Being sensitive to capacity

My observations were humbling. Sadly obvious as it will sound, I realized I needed to stop worrying so much about what I wanted to say, and pay attention instead to my listener. The fact is, our capacity to take in information varies wildly, even from one moment to the next. A corporate consultant memorably demonstrated this for me by pouring water into my cupped hands. As the water overflowed, he said, “This is what happens when we share more than the other person can take in.”

Given my bias towards deeper conversations, I saw that my tendency would always be to offer more than others could absorb. So the image of hands overflowing has became a permanent reminder to me to stay tuned in to my listener. Sometimes more depth or detail is called for. But first and foremost I must respect the other person’s willingness and capacity.

Having a clear intent

Within these limits of care and consideration, though, I still have the question of how much and what to share. Here, it helps most to be clear on my intent. My default intent, established in my teen years is to try not to do or say anything embarrassing. But as Marshall Rosenberg used to say, “It’s hard to do a don’t.”

Besides, trying not to act like an idiot is an awfully low standard. Why not focus on what I do want? So, going into situations where I’ll be interacting with others, I make a conscious effort to set an adult intent.
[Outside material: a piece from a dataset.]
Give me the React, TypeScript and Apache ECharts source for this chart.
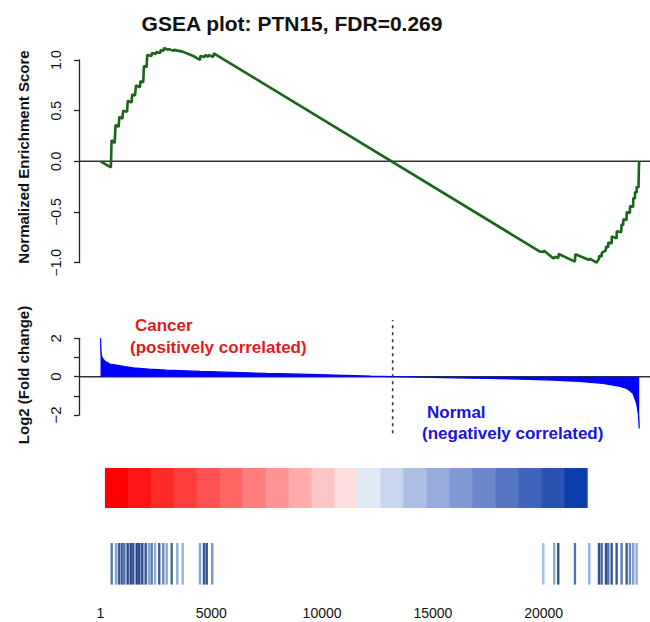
import React, { useEffect, useRef } from "react";
import * as echarts from "echarts";

// ---------- data ----------
const rankMin = -970;
const rankMax = 24800;
const xTickValues = [1, 5000, 10000, 15000, 20000];

// running enrichment score: [rank, NES]
const esPoints: number[][] = [
  [1, 0.0], [470, -0.06], [500, 0.21], [640, 0.18], [680, 0.36], [820, 0.34], [850, 0.44],
  [990, 0.42], [1020, 0.5], [1200, 0.49], [1230, 0.6], [1400, 0.58], [1430, 0.66], [1560, 0.65],
  [1600, 0.75], [1780, 0.73], [1800, 0.79], [1930, 0.78], [1960, 0.94], [2080, 0.93], [2110, 1.05],
  [2300, 1.04], [2320, 1.07], [2500, 1.06], [2520, 1.08], [2700, 1.07], [2720, 1.1], [2850, 1.09],
  [2870, 1.12], [3050, 1.1], [3070, 1.11], [3300, 1.09], [3320, 1.1], [3736, 1.08], [4188, 1.04],
  [4490, 1.0], [4510, 1.04], [4700, 1.03], [4720, 1.05], [4865, 1.03], [4880, 1.05], [5090, 1.03],
  [5110, 1.066], [19830, -0.89], [20000, -0.895], [20010, -0.88], [20430, -0.957], [20480, -0.955],
  [20500, -0.94], [20660, -0.955], [20680, -0.914], [21412, -0.99], [21430, -0.917], [22060, -0.973],
  [22080, -0.96], [22390, -1.0], [22500, -0.96], [22510, -0.93], [22616, -0.94], [22630, -0.9],
  [22800, -0.88], [22815, -0.84], [22910, -0.85], [22920, -0.8], [23070, -0.81], [23075, -0.74],
  [23292, -0.76], [23300, -0.69], [23500, -0.7], [23520, -0.62], [23592, -0.63], [23600, -0.57],
  [23740, -0.58], [23750, -0.5], [23894, -0.51], [23900, -0.44], [24040, -0.45], [24045, -0.36],
  [24119, -0.37], [24125, -0.3], [24197, -0.31], [24200, -0.25], [24280, -0.26], [24300, -0.05],
  [24314, 0.0],
];

// ranked log2 fold change: [rank, log2FC]
const foldChange: number[][] = [
  [1, 2.0], [20, 1.4], [50, 1.05], [126, 0.92], [200, 0.8], [430, 0.66], [730, 0.6], [1100, 0.52],
  [1470, 0.46], [2200, 0.39], [3000, 0.34], [4500, 0.27], [6000, 0.22], [7500, 0.17], [9000, 0.13],
  [11000, 0.07], [12200, 0.03], [13186, 0.0], [14500, -0.03], [16000, -0.06], [17500, -0.09],
  [19000, -0.13], [20400, -0.18], [21600, -0.25], [22670, -0.35], [23400, -0.5], [23760, -0.62],
  [24030, -0.87], [24197, -1.4], [24280, -2.0], [24314, -2.7],
];

const zeroCrossRank = 13186;
const dashedRange = [-2.95, 2.95];

// colour strip (ranked list, red -> blue)
const colorBarRange = [200, 21960];
const colorBarColors = [
  "#FF0000", "#FF1515", "#FF2A2A", "#FF3E3E", "#FF5252", "#FF6767", "#FF7D7D", "#FF9494",
  "#FFACAC", "#FFC6C6", "#FFDFDF", "#E2E9F6", "#C9D5EE", "#AEBFE4", "#97ACDC", "#8099D5",
  "#6B88CC", "#5676C4", "#4064BC", "#2A53B4", "#0E3DAD",
];

// gene-set hits: rank and shade (0 light .. 1 dark)
const hitRanks = [
  505, 700, 835, 957, 1074, 1227, 1363, 1480, 1634, 1751, 1886, 2040, 2189, 2310, 2460, 2653,
  2834, 2987, 3213, 3466, 3709, 4490, 4670, 4792, 5045,
  19982, 20478, 20659, 21412, 22058, 22496, 22617, 22811, 22915, 23069, 23295, 23520, 23746,
  23894, 24043, 24197,
];
const hitShades = [
  0.55, 0.25, 0.8, 0.75, 0.65, 0.95, 0.95, 0.85, 0.95, 0.95, 0.9, 0.85, 0.25, 0.55, 0.2, 0.8,
  0.45, 0.2, 0.7, 0.2, 0.15, 0.25, 0.8, 0.9, 0.35,
  0.05, 0.2, 0.85, 0.6, 0.15, 0.85, 0.7, 0.85, 0.6, 0.8, 0.8, 0.55, 0.75, 0.45, 0.3, 0.2,
];

const FONT = "'Liberation Sans', Arial, Helvetica, sans-serif";
const AX = "#222";

function shade(w: number) {
  const a = [165, 200, 235];
  const b = [30, 62, 130];
  const c = a.map((v, i) => Math.round(v + (b[i] - v) * w));
  return `rgb(${c[0]},${c[1]},${c[2]})`;
}

function fmtNum(v: number, d: number) {
  const s = Math.abs(v).toFixed(d);
  return v < 0 ? "\u2212" + s : s;
}

export default function App() {
  const ref = useRef<HTMLDivElement>(null);

  useEffect(() => {
    if (!ref.current) return;
    const chart = echarts.init(ref.current, undefined, { renderer: "svg" });

    const barW = (colorBarRange[1] - colorBarRange[0]) / colorBarColors.length;
    const colorBarData = colorBarColors.map((_, i) => [
      colorBarRange[0] + i * barW,
      colorBarRange[0] + (i + 1) * barW,
      i,
    ]);
    const hitData = hitRanks.map((r, i) => [r, hitShades[i]]);

    const yAxisCommon = {
      type: "value" as const,
      splitLine: { show: false },
      axisLine: { show: true, onZero: false, lineStyle: { color: AX, width: 1.3 } },
      axisTick: { show: true, length: 5, lineStyle: { color: AX, width: 1.3 } },
    };

    const option: any = {
      animation: false,
      backgroundColor: "#fff",
      title: {
        text: "GSEA plot: PTN15, FDR=0.269",
        left: 287,
        top: 8,
        textAlign: "center",
        textStyle: { fontFamily: FONT, fontSize: 21, fontWeight: "bold", color: "#111" },
      },
      grid: [
        { left: 79, right: 0, top: 60, height: 202.7 },
        { left: 79, right: 0, top: 338.3, height: 76.7 },
        { left: 79, right: 0, top: 468, height: 119 },
      ],
      xAxis: [
        { type: "value", gridIndex: 0, min: rankMin, max: rankMax, show: false },
        { type: "value", gridIndex: 1, min: rankMin, max: rankMax, show: false },
        {
          type: "value",
          gridIndex: 2,
          min: rankMin,
          max: rankMax,
          axisLine: { show: false },
          axisTick: { show: false },
          splitLine: { show: false },
          axisLabel: {
            customValues: xTickValues,
            formatter: (v: number) => String(v),
            fontFamily: FONT,
            fontSize: 14,
            color: "#111",
            margin: 19,
          },
        },
      ],
      yAxis: [
        {
          ...yAxisCommon,
          gridIndex: 0,
          min: -1,
          max: 1,
          interval: 0.5,
          axisLabel: {
            rotate: 90,
            margin: 16,
            fontFamily: FONT,
            fontSize: 14,
            color: "#111",
            formatter: (v: number) => fmtNum(v, 1),
          },
        },
        {
          ...yAxisCommon,
          gridIndex: 1,
          min: -2,
          max: 2,
          interval: 1,
          axisLabel: {
            rotate: 90,
            margin: 16,
            fontFamily: FONT,
            fontSize: 15,
            color: "#111",
            formatter: (v: number) => (Math.round(v) % 2 === 0 ? fmtNum(v, 0) : ""),
          },
        },
        { type: "value", gridIndex: 2, min: 0, max: 1, show: false },
      ],
      graphic: [
        {
          type: "text",
          x: 23,
          y: 157,
          rotation: Math.PI / 2,
          style: {
            text: "Normalized Enrichment Score",
            font: `bold 15px ${FONT}`,
            fill: "#111",
            textAlign: "center",
            textVerticalAlign: "middle",
          },
        },
        {
          type: "text",
          x: 23,
          y: 375,
          rotation: Math.PI / 2,
          style: {
            text: "Log2 (Fold change)",
            font: `bold 15px ${FONT}`,
            fill: "#111",
            textAlign: "center",
            textVerticalAlign: "middle",
          },
        },
        {
          type: "text",
          x: 135,
          y: 325,
          style: { text: "Cancer", font: `bold 17px ${FONT}`, fill: "#E41A1C", textVerticalAlign: "middle" },
        },
        {
          type: "text",
          x: 130,
          y: 347,
          style: {
            text: "(positively correlated)",
            font: `bold 17px ${FONT}`,
            fill: "#E41A1C",
            textVerticalAlign: "middle",
          },
        },
        {
          type: "text",
          x: 427,
          y: 412,
          style: { text: "Normal", font: `bold 17px ${FONT}`, fill: "#1515DD", textVerticalAlign: "middle" },
        },
        {
          type: "text",
          x: 422,
          y: 433,
          style: {
            text: "(negatively correlated)",
            font: `bold 17px ${FONT}`,
            fill: "#1515DD",
            textVerticalAlign: "middle",
          },
        },
      ],
      series: [
        {
          type: "line",
          xAxisIndex: 0,
          yAxisIndex: 0,
          data: [[rankMin, 0], [rankMax, 0]],
          symbol: "none",
          silent: true,
          z: 1,
          lineStyle: { color: "#333", width: 1.5 },
        },
        {
          type: "line",
          xAxisIndex: 0,
          yAxisIndex: 0,
          data: esPoints,
          symbol: "none",
          clip: false,
          z: 3,
          lineStyle: { color: "#1B651B", width: 2.6 },
        },
        {
          type: "line",
          xAxisIndex: 1,
          yAxisIndex: 1,
          data: [[rankMin, 0], [rankMax, 0]],
          symbol: "none",
          silent: true,
          z: 1,
          lineStyle: { color: "#333", width: 1.5 },
        },
        {
          type: "line",
          xAxisIndex: 1,
          yAxisIndex: 1,
          data: foldChange,
          symbol: "none",
          clip: false,
          z: 3,
          lineStyle: { color: "#0000FF", width: 1.2 },
          areaStyle: { color: "#0000FF", opacity: 1, origin: "auto" },
        },
        {
          type: "line",
          xAxisIndex: 1,
          yAxisIndex: 1,
          data: [[zeroCrossRank, dashedRange[0]], [zeroCrossRank, dashedRange[1]]],
          symbol: "none",
          clip: false,
          z: 4,
          lineStyle: { color: "#333", width: 1.6, type: [3, 4] },
        },
        {
          type: "custom",
          xAxisIndex: 2,
          yAxisIndex: 2,
          data: colorBarData,
          encode: { x: [0, 1] },
          renderItem: (params: any, api: any) => {
            const p0 = api.coord([api.value(0), 1]);
            const p1 = api.coord([api.value(1), 0.664]);
            return {
              type: "rect",
              shape: { x: p0[0], y: p0[1], width: p1[0] - p0[0] + 0.6, height: p1[1] - p0[1] },
              style: { fill: colorBarColors[api.value(2)] },
            };
          },
        },
        {
          type: "custom",
          xAxisIndex: 2,
          yAxisIndex: 2,
          data: hitData,
          encode: { x: 0 },
          renderItem: (params: any, api: any) => {
            const t = api.coord([api.value(0), 0.37]);
            const b = api.coord([api.value(0), 0.02]);
            return {
              type: "line",
              shape: { x1: t[0], y1: t[1], x2: t[0], y2: b[1] },
              style: { stroke: shade(api.value(1)), lineWidth: 2.4 },
            };
          },
        },
      ],
    };

    chart.setOption(option);
    return () => chart.dispose();
  }, []);

  return (
    <div
      ref={ref}
      style={{ position: "absolute", left: 0, top: 0, width: 650, height: 622, background: "#fff" }}
    />
  );
}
For example, I recently sent a card to some neighbors expressing appreciation for the poetry stand outside their house. A new poem would appear in the stand every week or two, and for several years I’d been stopping by on my morning walks to read the latest selection. In my card, I suggested they might come over for tea. And, amazingly, they did.

I had never met these neighbors. In fact, I had never even laid eyes on them. As a card-carrying introvert, I felt more than a little bit vulnerable inviting them over, cold turkey. So I took special care to consider my intent before they arrived for our dessert date.

I decided my simple but sincere intent was to share our hospitality with them and to convey my appreciation for their poetry gift to the neighborhood. Braced by this clarity, I spoke and listened in whatever way felt natural. We had a lovely evening. And my suspicion was confirmed that we were kindred spirits.

Savoring a meeting of the minds

No doubt, a certain maturity is required to maintain this level of intentionality and empathic awareness. When the kid in me longs for someone’s fascinated, undivided attention, I find it a struggle to act like a grownup. But as I’ve written before, taking time to fully process and celebrate events and realizations is principally an inside job. So I’ve had to cultivate presence and empathy towards myself—the ability to give myself space to feel how I feel and to ponder whatever is on my mind.

On the other hand, those times when we can connect around a topic of mutual interest, without holding back, are one of the rare pleasures of life. I once had such a conversation with a fellow professional oboist. Having dumped out all our reed making equipment, we dove into an insanely technical discussion about gouging machines, cane diameters, sharpening techniques. After one exchange that was as satisfying as it was obscure, I caught his eye. We burst out laughing. I said, “Isn’t this fantastic? Who else could even understand a word we’re saying?!”

Moments like this are precious. If you have a couple people in your life, let alone three or four, with whom you can go deep on topics dear to your heart, that’s a gift. Savor it and celebrate these friends and these conversations. They help us accept with good grace the more frequent occasions on which we choose to significantly edit our responses. In the end, this adult discernment is a way of caring not only for others, but for ourselves.